**SHORT EXERCISE**
Every line with the string "this" should be gathered.

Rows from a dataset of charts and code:
★ ★ ★ ★ ★
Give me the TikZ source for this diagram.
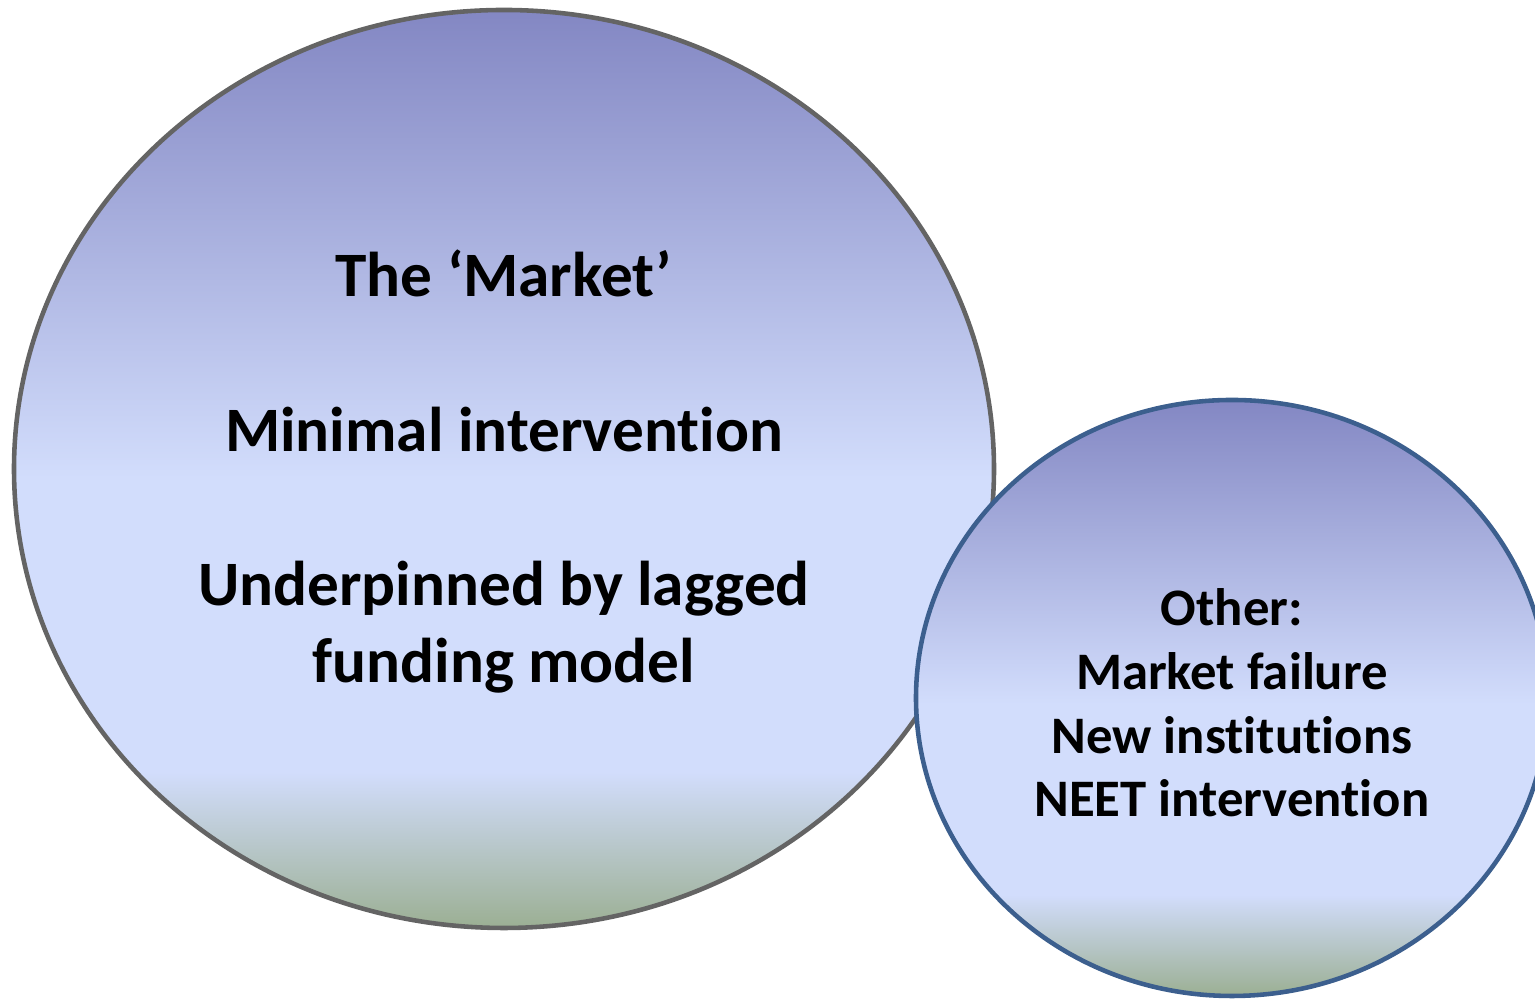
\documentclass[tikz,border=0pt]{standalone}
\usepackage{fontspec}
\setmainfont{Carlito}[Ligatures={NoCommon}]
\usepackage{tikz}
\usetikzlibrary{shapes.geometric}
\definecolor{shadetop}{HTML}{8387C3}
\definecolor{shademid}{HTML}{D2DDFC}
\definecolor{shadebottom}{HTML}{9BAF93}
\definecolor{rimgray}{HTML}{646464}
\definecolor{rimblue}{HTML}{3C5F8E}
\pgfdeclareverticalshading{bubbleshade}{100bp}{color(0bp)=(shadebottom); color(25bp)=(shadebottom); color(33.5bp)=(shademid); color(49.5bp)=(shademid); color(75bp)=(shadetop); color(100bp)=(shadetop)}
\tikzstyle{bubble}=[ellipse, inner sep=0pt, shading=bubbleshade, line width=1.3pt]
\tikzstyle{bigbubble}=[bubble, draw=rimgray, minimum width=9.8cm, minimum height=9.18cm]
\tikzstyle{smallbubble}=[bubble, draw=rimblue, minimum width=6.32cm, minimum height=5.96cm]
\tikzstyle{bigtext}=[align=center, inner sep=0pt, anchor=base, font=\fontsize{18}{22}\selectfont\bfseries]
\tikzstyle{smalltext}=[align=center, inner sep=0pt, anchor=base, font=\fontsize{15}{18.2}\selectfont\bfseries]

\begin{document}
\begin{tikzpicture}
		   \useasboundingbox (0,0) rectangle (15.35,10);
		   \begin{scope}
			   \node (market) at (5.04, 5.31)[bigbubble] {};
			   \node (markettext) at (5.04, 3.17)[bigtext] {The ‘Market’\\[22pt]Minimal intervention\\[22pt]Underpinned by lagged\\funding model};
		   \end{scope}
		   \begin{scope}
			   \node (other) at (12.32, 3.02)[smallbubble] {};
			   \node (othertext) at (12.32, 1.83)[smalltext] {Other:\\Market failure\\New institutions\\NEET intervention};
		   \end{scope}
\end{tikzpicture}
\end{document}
★ ★ ★ ★ ★
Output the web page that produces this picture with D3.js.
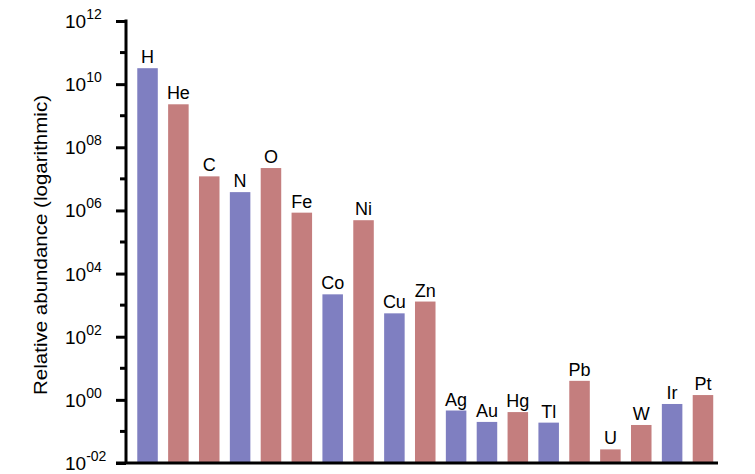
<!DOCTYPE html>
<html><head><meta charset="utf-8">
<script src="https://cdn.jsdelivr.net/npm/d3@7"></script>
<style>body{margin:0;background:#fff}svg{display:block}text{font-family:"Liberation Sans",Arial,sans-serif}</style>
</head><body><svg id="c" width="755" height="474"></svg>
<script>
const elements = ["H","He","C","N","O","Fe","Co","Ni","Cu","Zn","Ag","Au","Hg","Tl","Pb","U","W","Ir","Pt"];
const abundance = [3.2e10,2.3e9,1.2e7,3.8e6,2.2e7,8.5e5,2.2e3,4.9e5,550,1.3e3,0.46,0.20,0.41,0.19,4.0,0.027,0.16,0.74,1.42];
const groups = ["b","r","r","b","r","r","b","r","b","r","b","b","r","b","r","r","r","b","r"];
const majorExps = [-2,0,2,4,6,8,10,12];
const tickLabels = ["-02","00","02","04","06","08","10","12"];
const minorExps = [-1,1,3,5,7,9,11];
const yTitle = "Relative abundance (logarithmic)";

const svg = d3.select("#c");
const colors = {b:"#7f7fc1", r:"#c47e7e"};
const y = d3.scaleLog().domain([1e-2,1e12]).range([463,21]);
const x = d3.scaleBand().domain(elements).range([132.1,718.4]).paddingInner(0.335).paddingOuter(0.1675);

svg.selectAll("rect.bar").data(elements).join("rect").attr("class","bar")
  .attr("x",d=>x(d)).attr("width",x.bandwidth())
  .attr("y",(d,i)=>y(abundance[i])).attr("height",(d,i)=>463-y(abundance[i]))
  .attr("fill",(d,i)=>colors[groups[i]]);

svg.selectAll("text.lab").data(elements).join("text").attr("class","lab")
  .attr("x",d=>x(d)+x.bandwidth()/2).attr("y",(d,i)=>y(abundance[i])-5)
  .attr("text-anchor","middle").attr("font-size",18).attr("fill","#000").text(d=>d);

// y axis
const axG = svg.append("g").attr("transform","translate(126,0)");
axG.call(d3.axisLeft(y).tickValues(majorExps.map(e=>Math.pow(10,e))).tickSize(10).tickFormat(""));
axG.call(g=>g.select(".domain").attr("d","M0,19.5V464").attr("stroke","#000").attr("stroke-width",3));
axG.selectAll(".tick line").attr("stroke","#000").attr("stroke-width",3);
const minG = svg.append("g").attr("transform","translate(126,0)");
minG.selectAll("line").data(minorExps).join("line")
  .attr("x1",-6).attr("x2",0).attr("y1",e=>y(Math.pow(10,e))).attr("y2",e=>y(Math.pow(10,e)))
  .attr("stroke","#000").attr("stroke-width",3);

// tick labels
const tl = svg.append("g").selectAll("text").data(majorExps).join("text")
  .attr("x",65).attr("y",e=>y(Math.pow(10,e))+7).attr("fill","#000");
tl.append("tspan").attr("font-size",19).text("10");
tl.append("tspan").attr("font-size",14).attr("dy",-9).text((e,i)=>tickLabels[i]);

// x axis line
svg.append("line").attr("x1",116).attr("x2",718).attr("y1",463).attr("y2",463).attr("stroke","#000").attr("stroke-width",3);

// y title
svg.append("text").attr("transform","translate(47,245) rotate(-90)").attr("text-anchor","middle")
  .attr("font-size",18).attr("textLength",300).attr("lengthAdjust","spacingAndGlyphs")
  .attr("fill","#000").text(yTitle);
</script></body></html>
★ ★ ★ ★ ★
**FINISHED EXERCISE**
Give me the TikZ source for this diagram.
Output the web page that produces this picture with D3.js.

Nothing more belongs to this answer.